ESPE Yearbook of Paediatric Endocrinology (2022) 19 13.5 | DOI: 10.1530/ey.19.13.5

Department of Pharmacy Administration and Clinical Pharmacy, School of Pharmacy and Center for Drug Safety and Policy Research, Xian Jiaotong University, Xi’an, China


yufang@mail.xjtu.edu.cn Front Pharmacol 2022 13:820621. doi: 10.3389/fphar.2022.820621

Brief Summary: This national cross-sectional survey in Pakistan found poor availability of insulin in the public sector, even for brands manufactured by domestic companies.

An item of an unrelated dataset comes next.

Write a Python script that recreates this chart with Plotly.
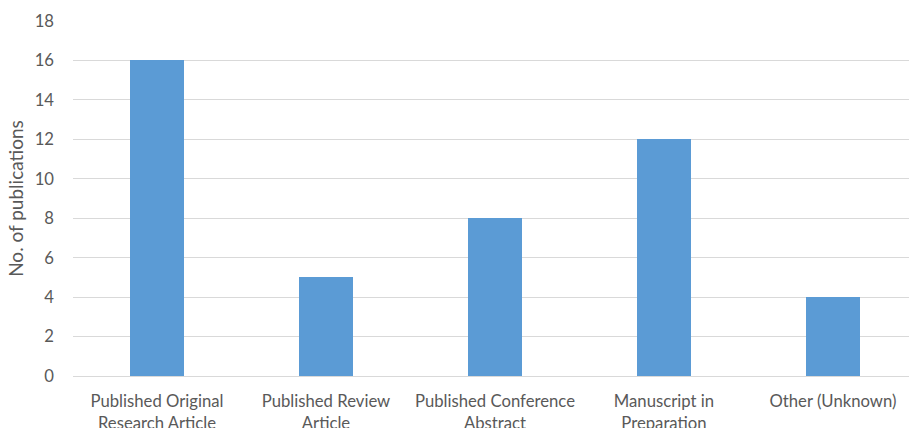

Access to insulin remains a major issue worldwide in low- and middle-income countries (LMICs). This survey identifies many of the reasons that prevent access and provides directions for action. First, Pakistan is home to several national biosimilar human insulin manufacturers, including Getz Pharma. The cost of this biosimilar insulin is 20–30% lower than the cost of the originator brand. However, > 90% of the products found in the public sector were manufactured by multinational companies (Eli Lilly, Novo Nordisk and Sanofi), a finding that the authors attribute to marketing and promotional practices. This is an important observation at a time when WHO proposes prequalification of human insulins to facilitate the presence of smaller companies on a larger number of markets. Second, even though the cost of manufacturing human insulin and insulin analogues (recently included in the WHO List of Essential Medicines) is very similar, the retail cost of insulin analogues is 3–4 times higher. One reason may be that Pakistan does not produce biosimilar insulin analogues. Finally, while human insulin is free if obtained in the public sector, it is rarely available, meaning that patients and families have to buy it from the private sector, where it is often unaffordable. Overall, this suggests that policy makers have a major role to play in promoting access to insulin in Pakistan, similar to other LMICs.